THE EXERCISE »
Both the line containing "Clone this chart in matplotlib." and the line containing "colors = ['#BFBFBF', '#A50021']" are part of the range to copy, along with every line between them. Copy it exactly and leave out the pictures.

EXERCISE INPUTS »
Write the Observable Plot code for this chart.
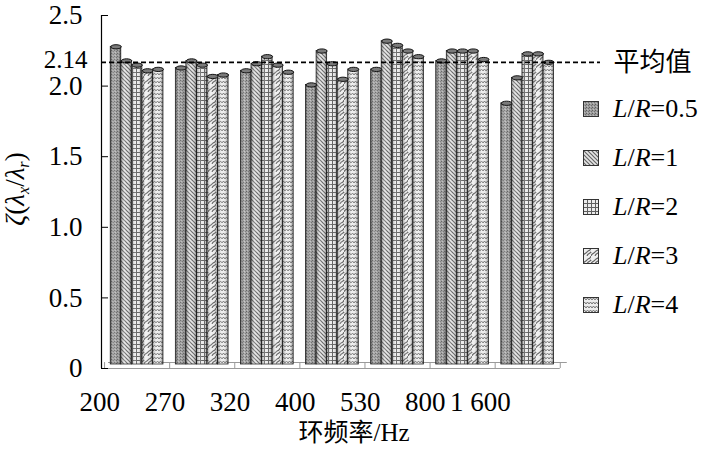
<!DOCTYPE html>
<html>
<head>
<meta charset="utf-8">
<script src="https://cdn.jsdelivr.net/npm/d3@7"></script>
<script src="https://cdn.jsdelivr.net/npm/@observablehq/plot@0.6"></script>
<style>
  html, body { margin: 0; padding: 0; background: #fff; }
  #wrap { position: relative; width: 709px; height: 467px; font-family: 'Liberation Serif', 'Times New Roman', 'Noto Sans CJK SC', serif; color: #000; }
  #ytitle { position: absolute; left: 17px; top: 189px; transform: translate(-50%, -50%) rotate(-90deg); white-space: nowrap; font-size: 27px; line-height: 1; }
  #ytitle sub { font-size: 0.6em; vertical-align: -0.35em; }
  #legend { position: absolute; left: 583px; top: 84px; }
  .lrow { display: flex; align-items: center; height: 49px; font-size: 26px; white-space: nowrap; }
  .lrow svg { margin-right: 14px; flex: none; }
</style>
</head>
<body>
<svg width="0" height="0" style="position:absolute">
  <defs>
    <pattern id="p0" width="3" height="3" patternUnits="userSpaceOnUse">
      <rect width="3" height="3" fill="#9c9c9c"/>
      <rect x="0" y="0" width="1" height="1" fill="#606060"/>
      <rect x="2" y="1" width="1" height="1" fill="#707070"/>
      <rect x="1" y="2" width="1" height="1" fill="#bdbdbd"/>
    </pattern>
    <pattern id="p1" width="4" height="4" patternUnits="userSpaceOnUse">
      <rect width="4" height="4" fill="#e6e6e6"/>
      <path d="M-1,-1 L5,5 M-1,3 L1,5 M3,-1 L5,1" stroke="#666" stroke-width="1.2"/>
    </pattern>
    <pattern id="p2" width="4" height="4" patternUnits="userSpaceOnUse">
      <rect width="4" height="4" fill="#ebebeb"/>
      <path d="M0,0.5 H4 M0.5,0 V4" stroke="#5f5f5f" stroke-width="1"/>
    </pattern>
    <pattern id="p3" width="8" height="8" patternUnits="userSpaceOnUse">
      <rect width="8" height="8" fill="#efefef"/>
      <path d="M0,8 C0.5,5 4,5 4,4 C4,3 7.5,3 8,0 M-4,8 C-3.5,5 0,5 0,4 M4,8 C4.5,5 8,5 8,4 C8,3 11.5,3 12,0" stroke="#5d5d5d" stroke-width="1.1" fill="none"/>
    </pattern>
    <pattern id="p4" width="6" height="4" patternUnits="userSpaceOnUse">
      <rect width="6" height="4" fill="#ececec"/>
      <path d="M0,3 L1.5,1 L3,3 L4.5,1 L6,3" stroke="#6a6a6a" stroke-width="0.9" fill="none"/>
    </pattern>
    <linearGradient id="shade" x1="0" x2="1" y1="0" y2="0">
      <stop offset="0" stop-color="#000" stop-opacity="0.35"/>
      <stop offset="0.35" stop-color="#fff" stop-opacity="0.2"/>
      <stop offset="0.6" stop-color="#fff" stop-opacity="0"/>
      <stop offset="1" stop-color="#000" stop-opacity="0.45"/>
    </linearGradient>
  </defs>
</svg>
<div id="wrap">
  <div id="ytitle"><i>ζ</i>(<i>λ</i><sub><i>x</i></sub>/<i>λ</i><sub><i>r</i></sub>)</div>
  <div id="legend"></div>
</div>
<script>
// ---- data ----
const freqLabels = ["200", "270", "320", "400", "530", "800", "1 600"];
const seriesNames = ["L/R=0.5", "L/R=1", "L/R=2", "L/R=3", "L/R=4"];
const valuesLR05 = [2.25, 2.10, 2.08, 1.98, 2.09, 2.15, 1.85];
const valuesLR1  = [2.15, 2.15, 2.13, 2.22, 2.29, 2.22, 2.03];
const valuesLR2  = [2.12, 2.12, 2.18, 2.13, 2.26, 2.22, 2.20];
const valuesLR3  = [2.08, 2.04, 2.12, 2.02, 2.22, 2.22, 2.20];
const valuesLR4  = [2.09, 2.05, 2.07, 2.09, 2.18, 2.16, 2.14];
const meanValue = 2.14;
const meanLabel = "平均值";
const yTicks = [0, 0.5, 1.0, 1.5, 2.0, 2.5];
const xAxisTitle = "环频率/Hz";

// ---- table ----
const seriesValues = [valuesLR05, valuesLR1, valuesLR2, valuesLR3, valuesLR4];
const patternIds = ["url(#p0)", "url(#p1)", "url(#p2)", "url(#p3)", "url(#p4)"];
const barW = 0.162;
const rows = [];
seriesValues.forEach((vals, s) => vals.forEach((v, i) => rows.push({
  i, s, name: seriesNames[s], value: v, cx: i + (s - 2) * barW
})));

const xMin = -0.547, xMax = 7.118;
const fontFamily = "'Liberation Serif', 'Times New Roman', 'Noto Sans CJK SC', serif";

const ellipse = {
  draw(context, size) {
    const rx = Math.sqrt(size / Math.PI), ry = rx * 0.4, k = 0.5523;
    context.moveTo(rx, 0);
    context.bezierCurveTo(rx, ry * k, rx * k, ry, 0, ry);
    context.bezierCurveTo(-rx * k, ry, -rx, ry * k, -rx, 0);
    context.bezierCurveTo(-rx, -ry * k, -rx * k, -ry, 0, -ry);
    context.bezierCurveTo(rx * k, -ry, rx, -ry * k, rx, 0);
    context.closePath();
  }
};

const chart = Plot.plot({
  width: 709,
  height: 467,
  marginLeft: 101,
  marginRight: 109,
  marginTop: 15,
  marginBottom: 99,
  style: { fontFamily, fontSize: "27px", color: "#000", background: "transparent" },
  x: { domain: [xMin, xMax], axis: null },
  y: { domain: [0, 2.5], axis: null },
  color: { type: "ordinal", domain: seriesNames, range: patternIds },
  marks: [
    // floor
    Plot.ruleY([0], { x1: xMin, x2: 6.5, stroke: "#9a9a9a", strokeWidth: 1 }),
    Plot.ruleY([0], { x1: xMin, x2: 6.5, stroke: "#9a9a9a", strokeWidth: 1, dx: 7, dy: -6 }),
    Plot.ruleX(d3.range(-0.5, 7, 1), { y1: 0, y2: 0.042, stroke: "#9a9a9a", strokeWidth: 1 }),
    // axis line
    Plot.ruleX([xMin], { y1: 0, y2: 2.5, stroke: "#000", strokeWidth: 1.2 }),
    Plot.axisY({ ticks: yTicks, label: null, tickSize: -7, tickPadding: 26, fontSize: 27,
      tickFormat: d => d === 0 ? "0" : d.toFixed(1) }),
    // bars
    Plot.rectY(rows, { x1: d => d.cx - barW / 2, x2: d => d.cx + barW / 2, y: "value",
      fill: "name", stroke: "#2a2a2a", strokeWidth: 0.8, dy: -4 }),
    Plot.rectY(rows, { x1: d => d.cx - barW / 2, x2: d => d.cx + barW / 2, y: "value",
      fill: "url(#shade)", dy: -4 }),
    Plot.dot(rows, { x: "cx", y: "value", symbol: ellipse, r: barW * 65.1 / 2,
      fill: "#7a7a7a", stroke: "#111", strokeWidth: 1, dy: -4 }),
    // mean line
    Plot.ruleY([meanValue], { stroke: "#000", strokeWidth: 1.6, strokeDasharray: "5,3", dy: -4 }),
    Plot.text([meanValue], { y: d => d, text: () => meanLabel, frameAnchor: "right",
      textAnchor: "start", dx: 13, dy: -4, fontSize: 26 }),
    Plot.text([meanValue], { y: d => d, text: d => d.toFixed(2), frameAnchor: "left",
      textAnchor: "end", dx: -14, dy: -6, fontSize: 25 }),
    // x tick labels
    Plot.text(d3.range(freqLabels.length), { x: d => d, text: d => freqLabels[d],
      frameAnchor: "bottom", textAnchor: "end", dx: -17, dy: 42, fontSize: 27 }),
    // x title
    Plot.text([xAxisTitle], { text: d => d, frameAnchor: "bottom", dx: 3, dy: 72, fontSize: 25 })
  ]
});

const wrap = document.getElementById("wrap");
chart.style.position = "absolute";
chart.style.left = "0";
chart.style.top = "0";
wrap.insertBefore(chart, wrap.firstChild);

// legend
const legend = d3.select("#legend");
seriesNames.forEach((name, s) => {
  const row = legend.append("div").attr("class", "lrow");
  const sv = row.append("svg").attr("width", 16).attr("height", 16);
  sv.append("rect").attr("x", 0.5).attr("y", 0.5).attr("width", 15).attr("height", 15)
    .attr("fill", patternIds[s]).attr("stroke", "#333").attr("stroke-width", 1);
  const [lhs, rhs] = name.split("=");
  const [l, r] = lhs.split("/");
  row.append("span").html(`<i>${l}</i>/<i>${r}</i>=${rhs}`);
});
</script>
</body>
</html>
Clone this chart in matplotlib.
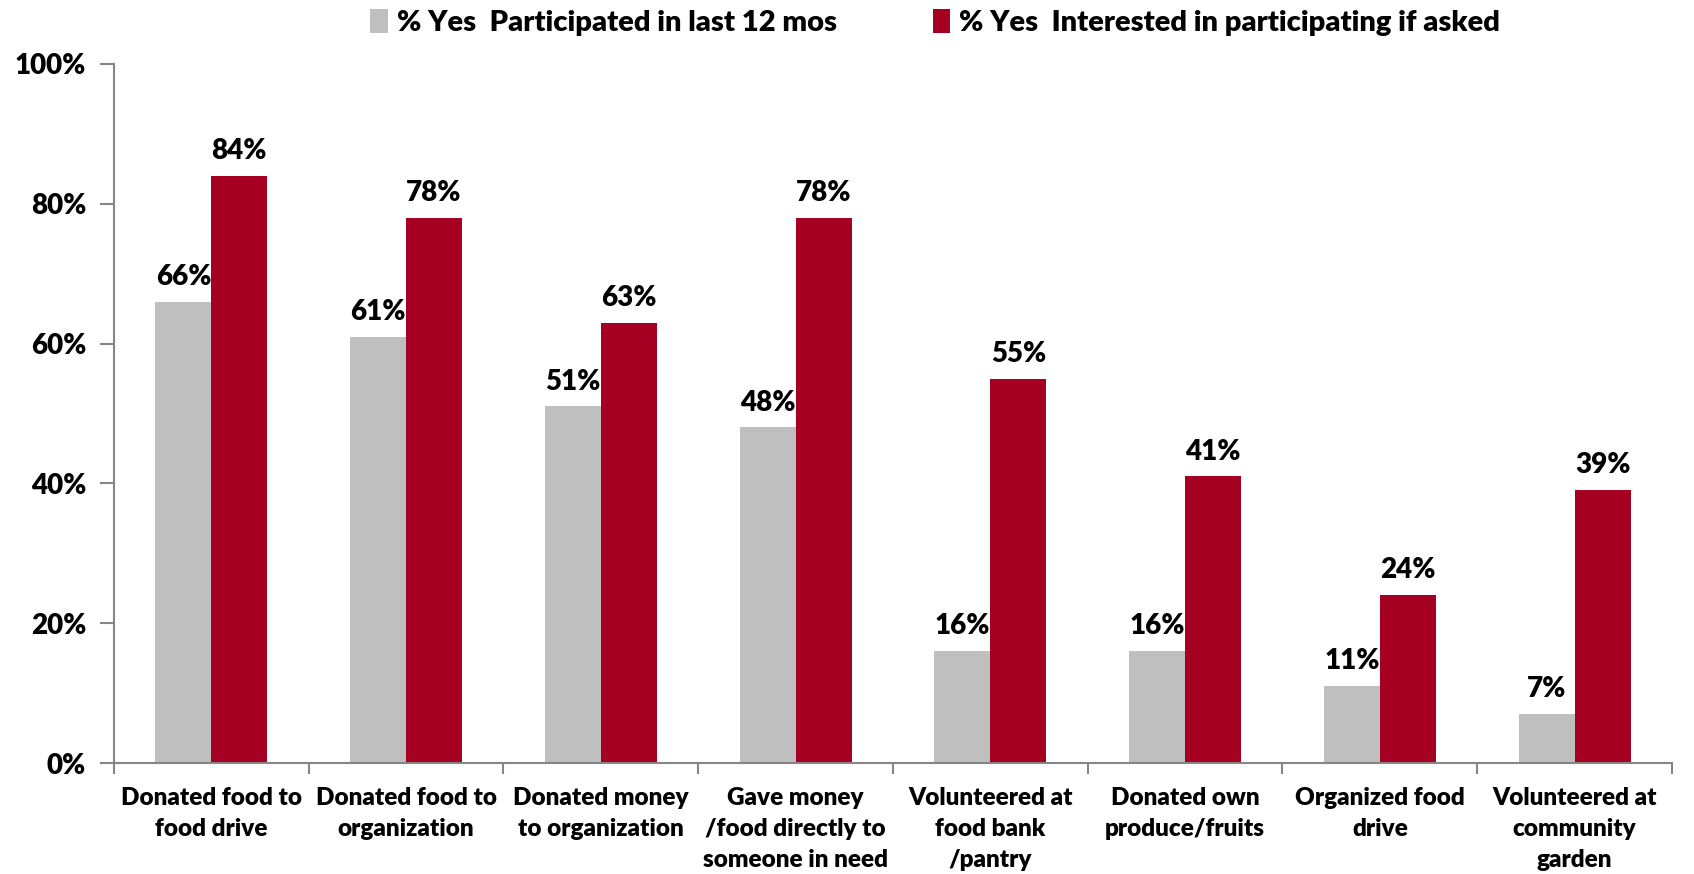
import matplotlib.pyplot as plt
import numpy as np
from matplotlib.ticker import PercentFormatter

plt.rcParams['font.family'] = ['Lato', 'DejaVu Sans']
plt.rcParams['font.weight'] = 'heavy'

categories = ['Donated food to\nfood drive', 'Donated food to\norganization',
              'Donated money\nto organization', 'Gave money\n/food directly to\nsomeone in need',
              'Volunteered at\nfood bank\n/pantry', 'Donated own\nproduce/fruits',
              'Organized food\ndrive', 'Volunteered at\ncommunity\ngarden']
participated = [66, 61, 51, 48, 16, 16, 11, 7]
interested = [84, 78, 63, 78, 55, 41, 24, 39]
series_names = ['% Yes  Participated in last 12 mos', '% Yes  Interested in participating if asked']
colors = ['#BFBFBF', '#A50021']

fig = plt.figure(figsize=(16.94, 8.74), dpi=100)
ax = fig.add_axes([0.0673, 0.127, 0.9197, 0.7998])

x = np.arange(len(categories))
w = 0.2875
b1 = ax.bar(x - w / 2, participated, w, color=colors[0], label=series_names[0])
b2 = ax.bar(x + w / 2, interested, w, color=colors[1], label=series_names[1])

# value labels above every bar
for bars, vals in ((b1, participated), (b2, interested)):
    for rect, v in zip(bars, vals):
        ax.text(rect.get_x() + rect.get_width() / 2, v + 1.7, f'{v}%',
                ha='center', va='bottom', fontsize=20, fontweight='heavy')

ax.set_xlim(-0.5, len(categories) - 0.5)
ax.set_ylim(0, 100)
ax.set_yticks(range(0, 101, 20))
ax.yaxis.set_major_formatter(PercentFormatter(decimals=0))

# category names centred, tick marks on the boundaries
ax.set_xticks(x)
ax.set_xticklabels(categories, fontsize=17.5, fontweight='heavy', linespacing=1.5)
ax.set_xticks(np.arange(-0.5, len(categories)), minor=True)
ax.tick_params(axis='x', which='major', length=0, pad=17)
ax.tick_params(axis='x', which='minor', length=8, color='#868686', width=1.5)
ax.tick_params(axis='y', length=10, color='#868686', width=1.5, labelsize=20, pad=10)
for lab in ax.get_yticklabels():
    lab.set_fontweight('heavy')

for s in ('top', 'right'):
    ax.spines[s].set_visible(False)
for s in ('left', 'bottom'):
    ax.spines[s].set_color('#868686')
    ax.spines[s].set_linewidth(1.5)

fig.legend(loc='upper center', bbox_to_anchor=(0.552, 1.02), ncol=2, frameon=False,
           handlelength=0.6, handleheight=0.9, handletextpad=0.3,
           columnspacing=3.3, prop={'weight': 'heavy', 'size': 21})

fig.savefig('out.png', dpi=100)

SOLUTION TO THIS PROBLEM »
Clone this chart in matplotlib.
import matplotlib.pyplot as plt
import numpy as np
from matplotlib.ticker import PercentFormatter

plt.rcParams['font.family'] = ['Lato', 'DejaVu Sans']
plt.rcParams['font.weight'] = 'heavy'

categories = ['Donated food to\nfood drive', 'Donated food to\norganization',
              'Donated money\nto organization', 'Gave money\n/food directly to\nsomeone in need',
              'Volunteered at\nfood bank\n/pantry', 'Donated own\nproduce/fruits',
              'Organized food\ndrive', 'Volunteered at\ncommunity\ngarden']
participated = [66, 61, 51, 48, 16, 16, 11, 7]
interested = [84, 78, 63, 78, 55, 41, 24, 39]
series_names = ['% Yes  Participated in last 12 mos', '% Yes  Interested in participating if asked']
colors = ['#BFBFBF', '#A50021']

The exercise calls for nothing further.